Shooting on the L train
Wednesday I was the subject of a photo shoot for a magazine that took as its setting the L train system here in Chicago. (More soon on why. For now, you can let your imagination run wild, except to say that it wasn’t for GQ or Model Railroader. Duh.)
Anyway, I spent four hours on various platforms and trains as the subject of what would amount to over 20 GB of photos. I could no longer smile when it was over. In fact, I couldn’t make any countenance except what you’d associate with one who’s lost complete muscular control of his face.

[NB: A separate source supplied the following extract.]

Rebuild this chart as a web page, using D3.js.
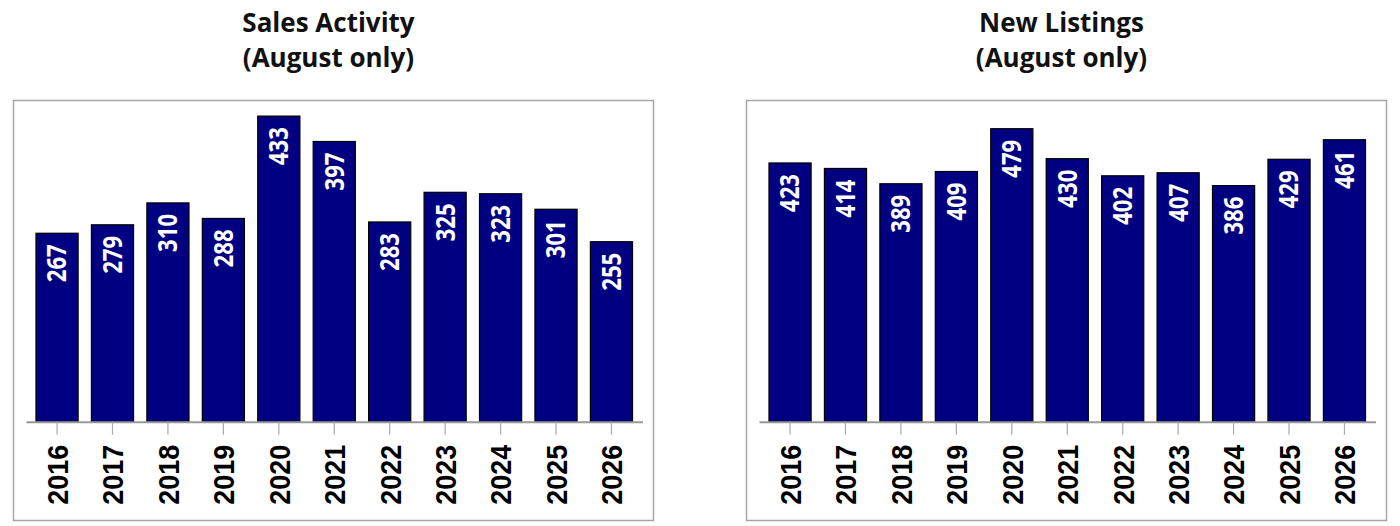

A photo shoot on an L platform is an odd thing indeed. As the subject of the lens you’re a static target on a plane of constant motion. Occasionally my position right at the edge of the platform (which I could not budge from for matters of lighting) would align perfectly with where the train doors would open. Commuters would spill from the train right into me as I stood staring far in the distance at the photographer. I was jostled and shoved, a clear obstruction to exit from the train car — but I was smiling broadly, yessir! I looked like an escapee from a sanitarium I am quite sure. Oh, the muttered obscenity. Move you stupid fuck. Is that guy famous or something? Hmph, no!
At one point a CTA official told us that they were receiving reports that the flash canopy was blinding the drivers as they pulled into the station. It is true that the photographer hit the Gatling gun just as trains arrived (it was a good shot), but c’mon, it isn’t like the train would run off the tracks. It was basically stopped at the station.
Even funnier were the shots actually on the trains. There are many unwritten rules of decorum on the L, most of which are violated frequently to the delight of train-bloggers. Eye contact, loud talking, overt acts of sexual penetration … these are a few of the rules to which I will add having your photo taken by a crew. Commuters did not know what to do. At one point the photographer was getting so many crazy looks that he just stopped it all and declaimed to the car “We’re from ….* . He’s not famous. Nothing to see here.” Or something like that.
It was a grueling day, actually. And I know I sound like a spoiled actor or something saying that. The crew said none of the photos they took for this feature (a-ha, a hint!) was as difficult as balancing the lighting, incoming trains, and crowds that were integral to this shoot. But it could have been worse. It could have been the next day when the L system had a serious breakdown: power outage, suicide, and track gap — all in the same day. Ouch!
[*] Thought I’d trip up, eh? Gotcha!